É por essas e por outras, que as
estimativas apontadas pelo Instituto Nacional do Câncer (INCA), para o triênio 2020-2022,
são de 625 mil novos casos oncológicos no Brasil2.
Veja bem, só para o Brasil. Imagina em todo o mundo! Admitindo ou não, tudo
isso reflete o modo como a humanidade se permitiu organizar as suas relações socioeconômicas
e como cada indivíduo vem se encaixando nesse modelo, na sua luta diária pela sobrevivência.
A dinâmica do cotidiano tem sido
cada vez mais frenética, intensa, que ela acaba absorvendo a capacidade de
reflexão das pessoas até ao nível das minúcias; por isso, elas deixam de
enxergar as doenças associadas aos seus agentes promotores. Elas não conseguem dimensionar
o peso que os agentes de natureza externa e ambiental tiveram sobre o
aparecimento daquela patologia. Que de certa forma, consciente ou não, eles próprios
abriram canais que propiciaram essa ação nociva e degradante sobre seus corpos.

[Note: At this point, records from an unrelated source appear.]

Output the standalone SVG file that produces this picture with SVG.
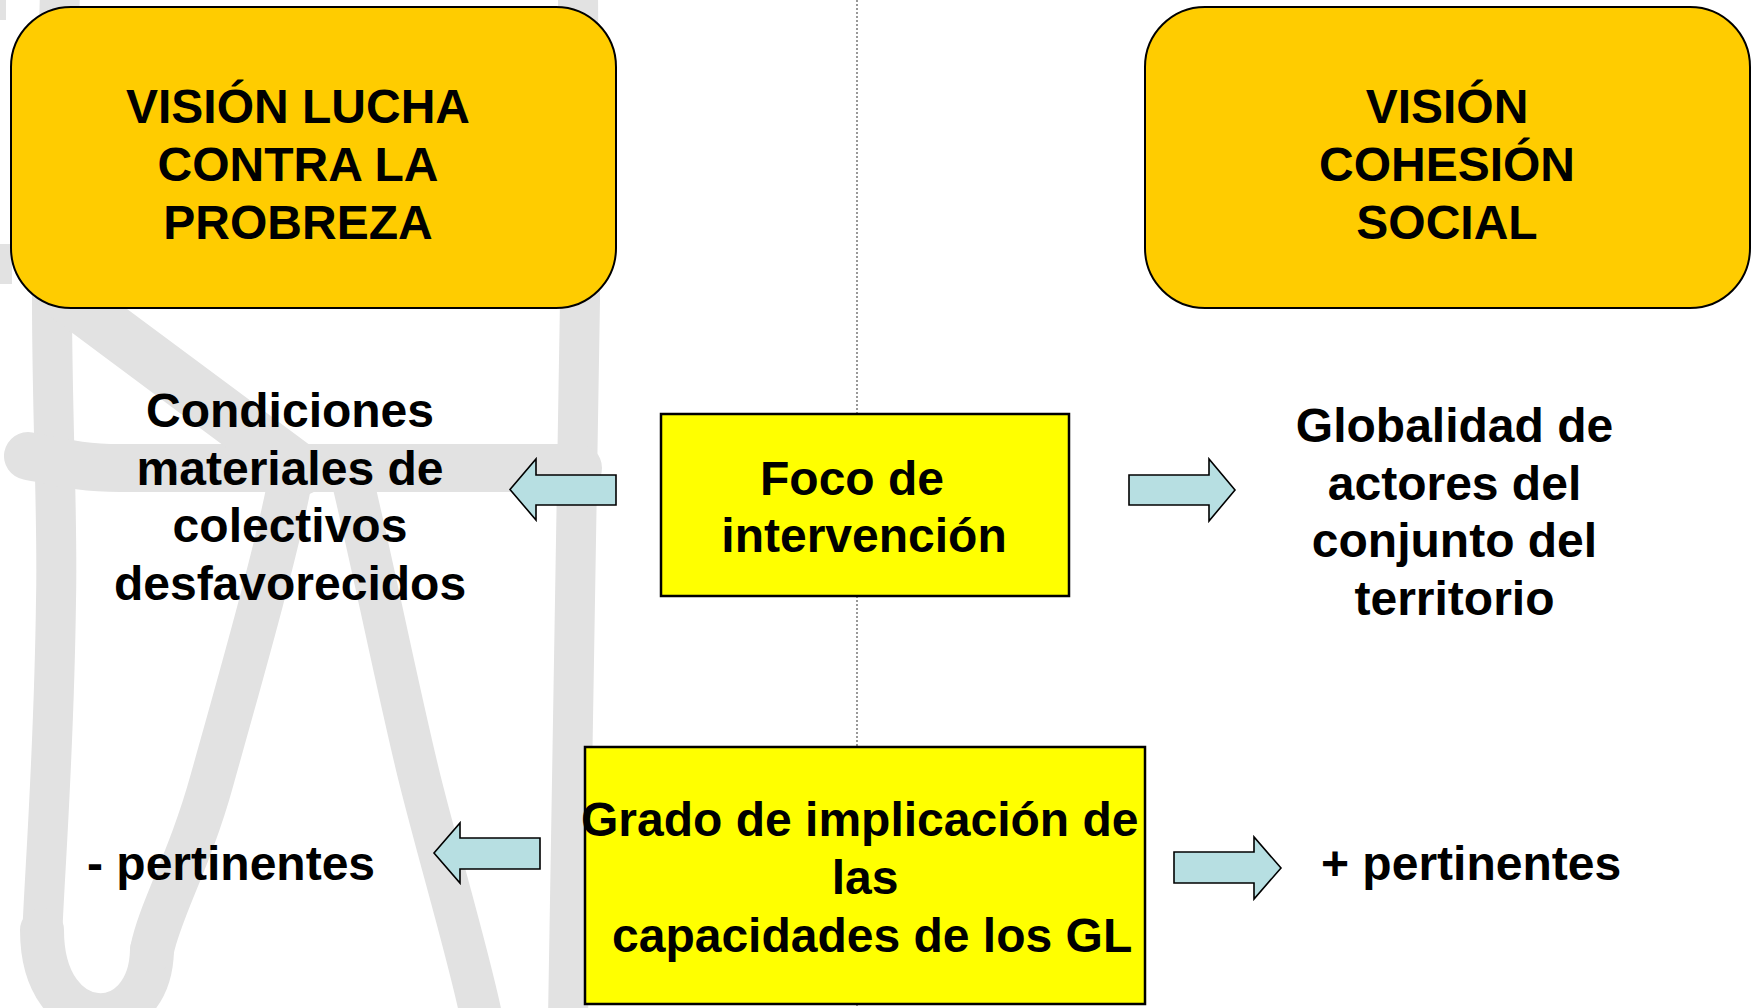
<svg xmlns="http://www.w3.org/2000/svg" width="1757" height="1008" viewBox="0 0 1757 1008">
<style>
.wm{fill:none;stroke:#e2e2e2;stroke-linecap:round;stroke-linejoin:round}
.vision{fill:#FFCC00;stroke:#000;stroke-width:2}
.box{fill:#FFFF00;stroke:#000;stroke-width:2.5}
.arrow{fill:#B7DFE2;stroke:#000;stroke-width:1.6;stroke-linejoin:miter}
.t{font-family:"Liberation Sans",Arial,Helvetica,sans-serif;font-weight:bold;font-size:48px;fill:#000}
.m{text-anchor:middle}
.divider{stroke:#555;stroke-width:1.2;stroke-dasharray:2 2;fill:none}
</style>
<rect x="0" y="0" width="1757" height="1008" fill="#fff"/>
<g id="watermark">
  <rect x="0" y="0" width="6" height="20" fill="#e2e2e2"/>
  <rect x="0" y="244" width="12" height="40" fill="#e2e2e2"/>
  <path class="wm" stroke-width="40" d="M60,-10 L52,300 C52,420 58,520 56,600 C54,760 44,880 42,940"/>
  <path class="wm" stroke-width="44" d="M42,930 C42,1040 150,1040 152,950"/>
  <path class="wm" stroke-width="44" d="M292,470 C280,540 240,680 212,780 C190,860 160,910 152,950"/>
  <path class="wm" stroke-width="42" d="M350,470 C372,560 400,700 420,780 S470,960 482,1020"/>
  <path class="wm" stroke-width="40" d="M578,-10 L580,300 C578,500 572,700 568,1020"/>
  <path class="wm" stroke-width="48" d="M28,456 C60,462 80,468 120,468 L578,468"/>
  <path class="wm" stroke-width="52" d="M58,290 L300,470"/>
</g>
<g id="connectors">
  <line class="divider" x1="857" y1="0" x2="857" y2="1008"/>
  <polygon id="arrow-foco-left" class="arrow" points="616,475 536,475 536,459 510,489.5 536,520 536,505 616,505"/>
  <polygon id="arrow-foco-right" class="arrow" points="1129,475 1209,475 1209,459 1235,490 1209,521 1209,505 1129,505"/>
  <polygon id="arrow-grado-left" class="arrow" points="540,838 460,838 460,823 434,853 460,883 460,869 540,869"/>
  <polygon id="arrow-grado-right" class="arrow" points="1174,852 1254,852 1254,837 1281,868 1254,899 1254,883 1174,883"/>
</g>
<g id="vision-lucha">
  <rect class="vision" x="11" y="7" width="605" height="301" rx="60" ry="60"/>
  <text class="t m" x="298" y="123">VISIÓN LUCHA</text>
  <text class="t m" x="298" y="181">CONTRA LA</text>
  <text class="t m" x="298" y="239">PROBREZA</text>
</g>
<g id="vision-cohesion">
  <rect class="vision" x="1145" y="7" width="605" height="301" rx="60" ry="60"/>
  <text class="t m" x="1447" y="123">VISIÓN</text>
  <text class="t m" x="1447" y="181">COHESIÓN</text>
  <text class="t m" x="1447" y="239">SOCIAL</text>
</g>
<g id="condiciones">
  <text class="t m" x="290" y="427">Condiciones</text>
  <text class="t m" x="290" y="484.5">materiales de</text>
  <text class="t m" x="290" y="542">colectivos</text>
  <text class="t m" x="290" y="599.5">desfavorecidos</text>
</g>
<g id="foco">
  <rect class="box" x="661" y="414" width="408" height="182"/>
  <text class="t m" x="852" y="495">Foco de</text>
  <text class="t m" x="864" y="552">intervención</text>
</g>
<g id="globalidad">
  <text class="t m" x="1454.5" y="442">Globalidad de</text>
  <text class="t m" x="1454.5" y="499.5">actores del</text>
  <text class="t m" x="1454.5" y="557">conjunto del</text>
  <text class="t m" x="1454.5" y="614.5">territorio</text>
</g>
<g id="grado">
  <rect class="box" x="585" y="747" width="560" height="257"/>
  <text class="t" x="581" y="836">Grado de implicación de</text>
  <text class="t m" x="865" y="894">las</text>
  <text class="t" x="612" y="951.5">capacidades de los GL</text>
</g>
<g id="menos-pertinentes">
  <text class="t" x="87" y="880">- pertinentes</text>
</g>
<g id="mas-pertinentes">
  <text class="t" x="1321" y="880">+ pertinentes</text>
</g>
</svg>
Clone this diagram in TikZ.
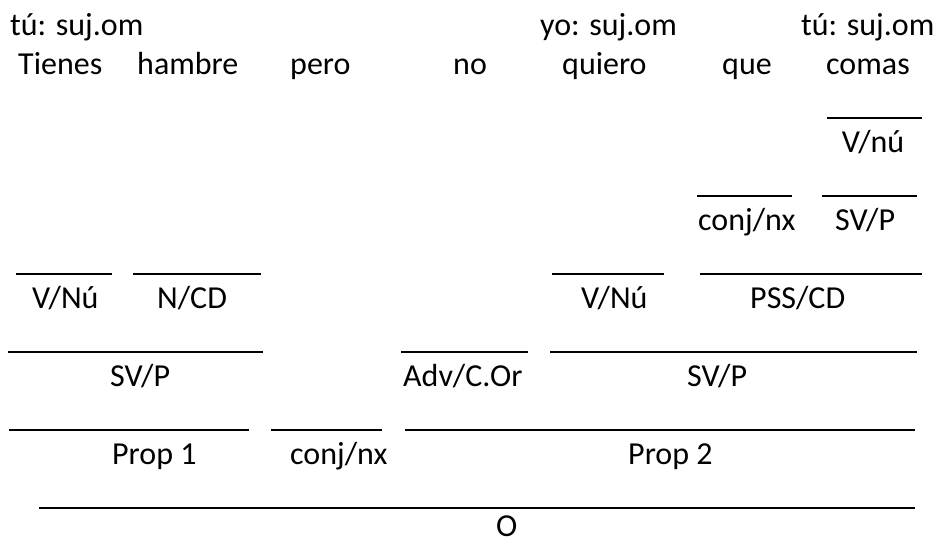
\documentclass[tikz,border=0pt]{standalone}
\usepackage{fontspec}
\setmainfont{Carlito}
\begin{document}
\begin{tikzpicture}[x=1pt,y=-1pt,
  lbl/.style={anchor=base west,inner sep=0pt,font=\fontsize{32}{38}\selectfont},
  clbl/.style={anchor=base,inner sep=0pt,font=\fontsize{32}{38}\selectfont},
  bar/.style={line width=1.7pt}]
\useasboundingbox (0,0) rectangle (937,542);
% row 1
\node[lbl] (s1) at (10,35) {tú: suj.om};
\node[lbl] (s2) at (540,35) {yo: suj.om};
\node[lbl] (s3) at (801,35) {tú: suj.om};
% row 2
\node[lbl] (w1) at (18,74) {Tienes};
\node[lbl] (w2) at (137,74) {hambre};
\node[lbl] (w3) at (290,74) {pero};
\node[lbl] (w4) at (453,74) {no};
\node[lbl] (w5) at (562,74) {quiero};
\node[lbl] (w6) at (722,74) {que};
\node[lbl] (w7) at (826,74) {comas};
% V/nu
\draw[bar] (827,118) -- (922,118);
\node[clbl] (vnu) at (873,152) {V/nú};
% conj/nx SV/P
\draw[bar] (697,196) -- (792,196);
\draw[bar] (822,196) -- (917,196);
\node[lbl] (cj1) at (698,230) {conj/nx};
\node[lbl] (svp1) at (835,230) {SV/P};
% V/Nu row
\draw[bar] (16,274) -- (112,274);
\draw[bar] (133,274) -- (261,274);
\draw[bar] (552,274) -- (664,274);
\draw[bar] (700,274) -- (922,274);
\node[lbl] (vn1) at (32,308) {V/Nú};
\node[lbl] (ncd) at (157,308) {N/CD};
\node[lbl] (vn2) at (581,308) {V/Nú};
\node[lbl] (pss) at (750,308) {PSS/CD};
% SV/P row
\draw[bar] (8,352) -- (263,352);
\draw[bar] (401,352) -- (528,352);
\draw[bar] (550,352) -- (917,352);
\node[lbl] (svp2) at (110,386) {SV/P};
\node[lbl] (adv) at (403,386) {Adv/C.Or};
\node[lbl] (svp3) at (687,386) {SV/P};
% Prop row
\draw[bar] (9,430) -- (249,430);
\draw[bar] (271,430) -- (382,430);
\draw[bar] (405,430) -- (915,430);
\node[lbl] (p1) at (112,464) {Prop 1};
\node[lbl] (cj2) at (290,464) {conj/nx};
\node[lbl] (p2) at (628,464) {Prop 2};
% O
\draw[bar] (39,508) -- (915,508);
\node[lbl] (o) at (496,536) {O};
\end{tikzpicture}
\end{document}
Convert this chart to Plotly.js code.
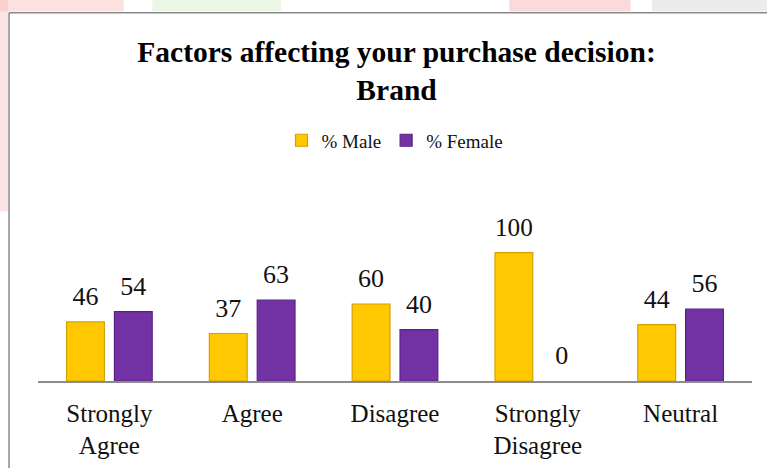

Aliás, dentre os afortunados que
conseguem vencer a sua luta particular contra o câncer, ou qualquer outra doença
muito grave, se torna um senso comum reavaliar o seu contexto existencial, os
seus hábitos, seus comportamentos, suas prioridades na vida, em busca de uma
relação muito mais harmoniosa e socioambientalmente equilibrada. É lógico que
eles não vão conseguir um êxito completo nessa empreitada, porque o planeta já
está muito comprometido do ponto de vista ambiental; mas, o simples fato de
mitigar os efeitos ruins já contribui, e muito, para reduzir o potencial
cumulativo.
Não nos esqueçamos de que nada
nessa vida é de graça. O desenvolvimento, o progresso, a industrialização, a
mecanização, a robotização e tudo mais que se interconecta com esses processos,
cobra seu preço material e imaterial da sociedade e, por consequência, da nossa
própria saúde. É curioso que toneladas de lixo acumuladas por aí, por exemplo, possam
desencadear desconforto em nós; mas, não paramos para pensar sobre os resíduos que
sujam o nosso corpo por dentro. Que bradamos contra os impactos ambientais
negativos, sempre, de uma perspectiva externa a nós mesmos, como se o nosso
organismo também não fosse um modelo de ecossistema.
Como dizia Sidarta Gautama (Buda), “os homens que perdem a saúde para juntar dinheiro e depois perdem o dinheiro para recuperar a saúde; por pensarem ansiosamente no futuro, esquecem o presente, de tal forma que acabam por nem viver no presente e nem no futuro; vivem como se nunca fossem morrer e morrem como se nunca tivessem vivido”. Infelizmente, “não é sinal de saúde estar bem adaptado a uma sociedade doente” (Jiddu Krishnamurti – filósofo e escritor indiano). Assim, pensemos a respeito!